Hooks are the policy and observability layer between runtime events and the actions that follow. A declaration binds a named event to an executor; the executor returns a JSON patch; AGH applies patches in declaration order and records the outcome on the session event stream.

In this section
Events
Hook event catalog
Use this page for the complete event list, payload schemas, patch schemas, and which events support synchronous mutation.
Format
Hook declaration format
Use this page when authoring hooks: matchers, subprocess executors, ordering, and execution behavior.
Management surfaces
Hooks are agent-manageable for mutable sources. The agh__hooks toolset and the parallel
agh hooks CLI both call the same hook normalization, validation, and persistence pipeline.
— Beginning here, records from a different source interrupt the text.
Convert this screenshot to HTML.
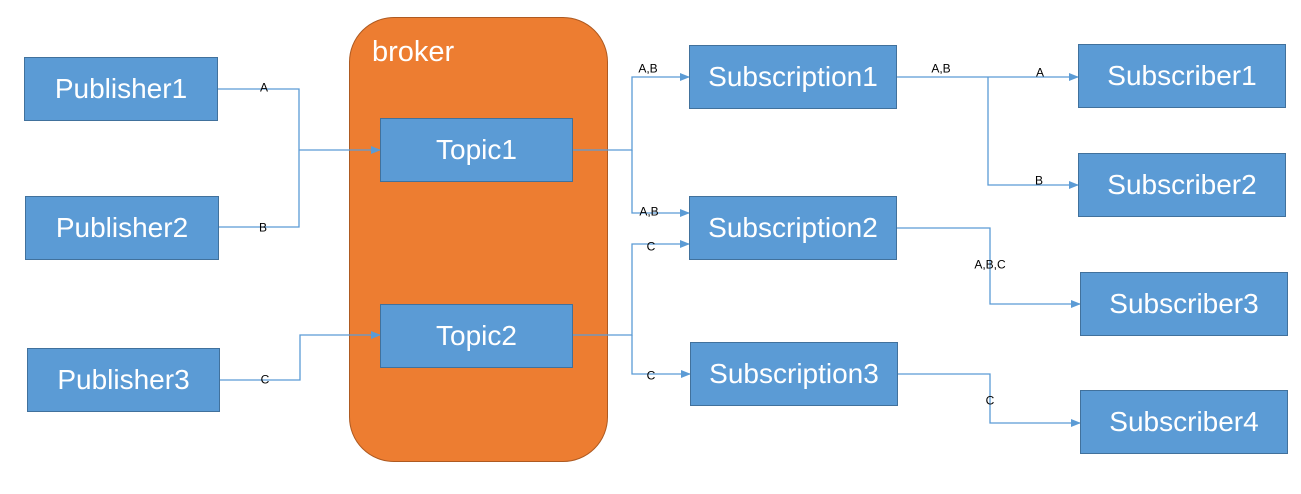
<!DOCTYPE html>
<html><head><meta charset="utf-8"><style>
body{margin:0;background:#fff;width:1301px;height:494px;overflow:hidden;position:relative;font-family:"Liberation Sans",sans-serif}
.b{position:absolute;background:#5B9BD5;border:1px solid #41719C;box-sizing:border-box;color:#fff;font-size:28px;display:flex;align-items:center;justify-content:center}
.l{position:absolute;font-size:12px;color:#000;transform:translate(-50%,-60%);white-space:nowrap}
#broker{position:absolute;left:349px;top:17px;width:259px;height:445px;background:#ED7D31;border:1px solid #AE5A21;box-sizing:border-box;border-radius:45px}
#bt{position:absolute;left:372px;top:36px;color:#fff;font-size:29px}
svg{position:absolute;left:0;top:0}
</style></head><body>
<div id="broker"></div><div id="bt">broker</div>
<svg width="1301" height="494">
<defs><marker id="a" markerWidth="10" markerHeight="8" refX="9" refY="4" orient="auto" markerUnits="userSpaceOnUse"><path d="M0,0 L10,4 L0,8z" fill="#5B9BD5"/></marker></defs>
<g fill="none" stroke="#5B9BD5" stroke-width="1.3">
<path d="M218,89 H299 V227 H218"/>
<path d="M299,150 H380" marker-end="url(#a)"/>
<path d="M220,380 H300 V335 H380" marker-end="url(#a)"/>
<path d="M573,150 H632 V77 H689" marker-end="url(#a)"/>
<path d="M632,150 V213 H689" marker-end="url(#a)"/>
<path d="M573,335 H632 V244 H689" marker-end="url(#a)"/>
<path d="M632,335 V374 H690" marker-end="url(#a)"/>
<path d="M897,77 H988 H1078" marker-end="url(#a)"/>
<path d="M988,77 V185 H1078" marker-end="url(#a)"/>
<path d="M897,228 H990 V304 H1080" marker-end="url(#a)"/>
<path d="M897,374 H990 V423 H1080" marker-end="url(#a)"/>
</g></svg>
<div class="b" style="left:24px;top:57px;width:194px;height:64px">Publisher1</div>
<div class="b" style="left:25px;top:196px;width:194px;height:64px">Publisher2</div>
<div class="b" style="left:27px;top:348px;width:193px;height:64px">Publisher3</div>
<div class="b" style="left:380px;top:118px;width:193px;height:64px">Topic1</div>
<div class="b" style="left:380px;top:304px;width:193px;height:64px">Topic2</div>
<div class="b" style="left:689px;top:45px;width:208px;height:64px">Subscription1</div>
<div class="b" style="left:689px;top:196px;width:208px;height:64px">Subscription2</div>
<div class="b" style="left:690px;top:342px;width:208px;height:64px">Subscription3</div>
<div class="b" style="left:1078px;top:44px;width:208px;height:64px">Subscriber1</div>
<div class="b" style="left:1078px;top:153px;width:208px;height:64px">Subscriber2</div>
<div class="b" style="left:1080px;top:272px;width:208px;height:64px">Subscriber3</div>
<div class="b" style="left:1080px;top:390px;width:208px;height:64px">Subscriber4</div>
<div class="l" style="left:264px;top:89px">A</div>
<div class="l" style="left:263px;top:229px">B</div>
<div class="l" style="left:265px;top:381px">C</div>
<div class="l" style="left:648px;top:70px">A,B</div>
<div class="l" style="left:649px;top:213px">A,B</div>
<div class="l" style="left:651px;top:248px">C</div>
<div class="l" style="left:651px;top:377px">C</div>
<div class="l" style="left:941px;top:70px">A,B</div>
<div class="l" style="left:1040px;top:74px">A</div>
<div class="l" style="left:1039px;top:182px">B</div>
<div class="l" style="left:990px;top:266px">A,B,C</div>
<div class="l" style="left:990px;top:402px">C</div>
</body></html>
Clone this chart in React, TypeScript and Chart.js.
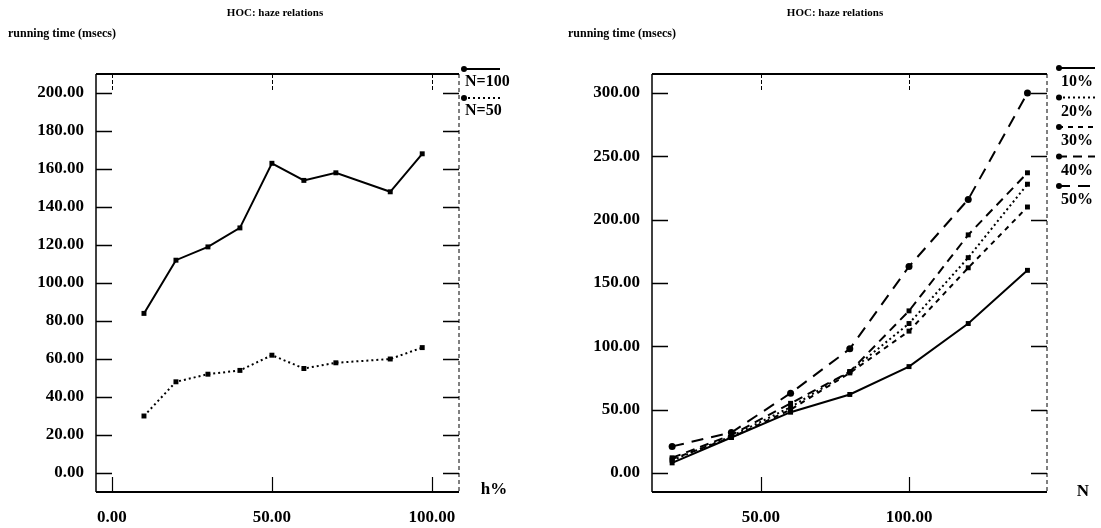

| Surface | Read tools | Mutation tools | CLI parity |
|---|---|---|---|
| Catalog | agh__hooks_list, agh__hooks_info | — | agh hooks list, agh hooks info |
| History | agh__hooks_events, agh__hooks_runs | — | agh hooks events, agh hooks runs |
| Declaration | — | agh__hooks_create, agh__hooks_update, agh__hooks_delete | overlay edits in config.toml plus daemon reload |
| Lifecycle | — | agh__hooks_enable, agh__hooks_disable | overlay edits plus daemon reload |
Source-owned hooks (extension manifests, skill metadata, native daemon hooks) stay structurally
immutable through agent tools. Mutating tools require approval and reject secret-bearing
executor environments with deterministic codes such as HOOK_SOURCE_IMMUTABLE,
HOOK_SECRET_INPUT_FORBIDDEN, HOOK_VALIDATION_FAILED, and HOOK_APPROVAL_REQUIRED.